23/03| Doing What Makes You Happy

I wanted to write a quick post about being happy in your work. It’s a place I’ve been aiming for.

I found that place at the start of this year. It took a while to get here but the journey itself has taught me some great lessons.

I spent the first few years of my creative career taking on absolutely any job in order to put food on my plate. Looking back, I realised just how stressful this can be. As a creative startup, you get stretched in lots of different directions. You (or I certainly did) want to please the client, naturally. But this can mean unpaid hours, under quoting and often working in a niche you’re not totally familiar with – ie winging it. Whilst excellent for overall experience and variety – I found I ended up getting ‘ok’ or ‘quite good’ at a lot of things. You lose the focus. You become a jack of all trades.

That wasn’t good enough for me.  It’s tiring, soul-less. I don’t want to be ‘ok’ at what I do, I want to be ‘amazing-with-bells-and-whistles-on’ at what I do. I want to know that the service I provide is fantastic, not substandard or run-of-the-mill.

We had our daughter 10 months ago. She’s been the catalyst in sorting my work-happiness balance. With dramatically reduced work hours and ridiculous work windows, I have learned to pack maximum enjoyment into what I do. I’ve narrowed the focus. I’m making more logos, diving right into branding, designing cleaner websites, making simpler designs, illustrating more. I’m leaving to techy stuff to my colleagues who really know what they’re doing. I don’t need to get involved. And it feels great!

And I really think it’s showing. My work has more life, more vibrancy, I feel more intuitive when creating new ideas, I’m much faster the the quality is consistently high. (I’m not blowing my trumpet – I just want to highlight what I’ve found since I narrowed the focus).

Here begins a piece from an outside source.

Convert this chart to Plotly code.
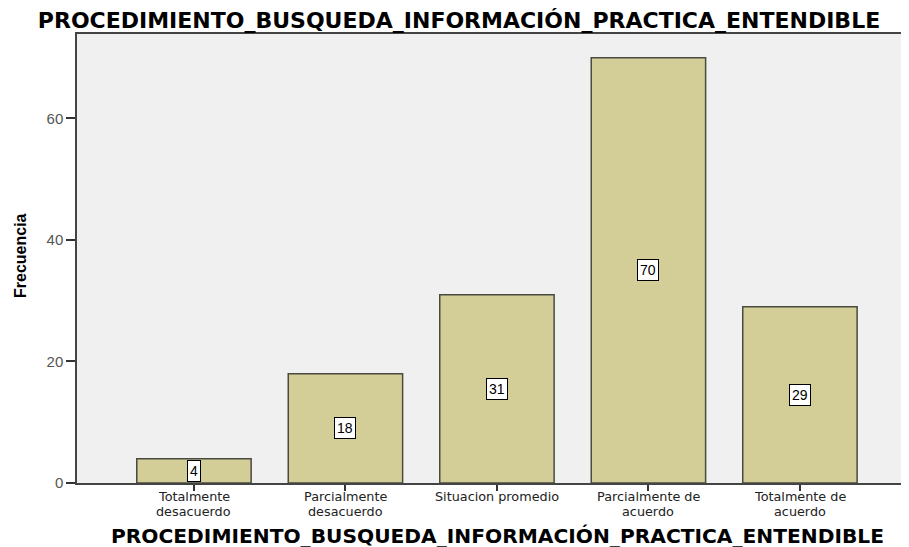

So in a nutshell – I’m getting more creative, back to my roots as it were. Doing the things I have the most experience in and sticking to it. And it just feel so much better. It’s incredible what work I can fit into a 3hr window these days. When you have a noisy alarm in the shape of a small person, you are forced to get smart with your time pretty darn fast.

I’ve still got a way to go to get to the top of my game – it may take years or it may never even happen. That doesn’t matter so much to me. I still want to be very, very, very good at what I do.

I think work happiness can be achieved in most circumstances. I doesn’t happen immediately – it took a while for me – but once achieved you’re flying! I am really very grateful for working in a profession that delivers such consistent happiness to me.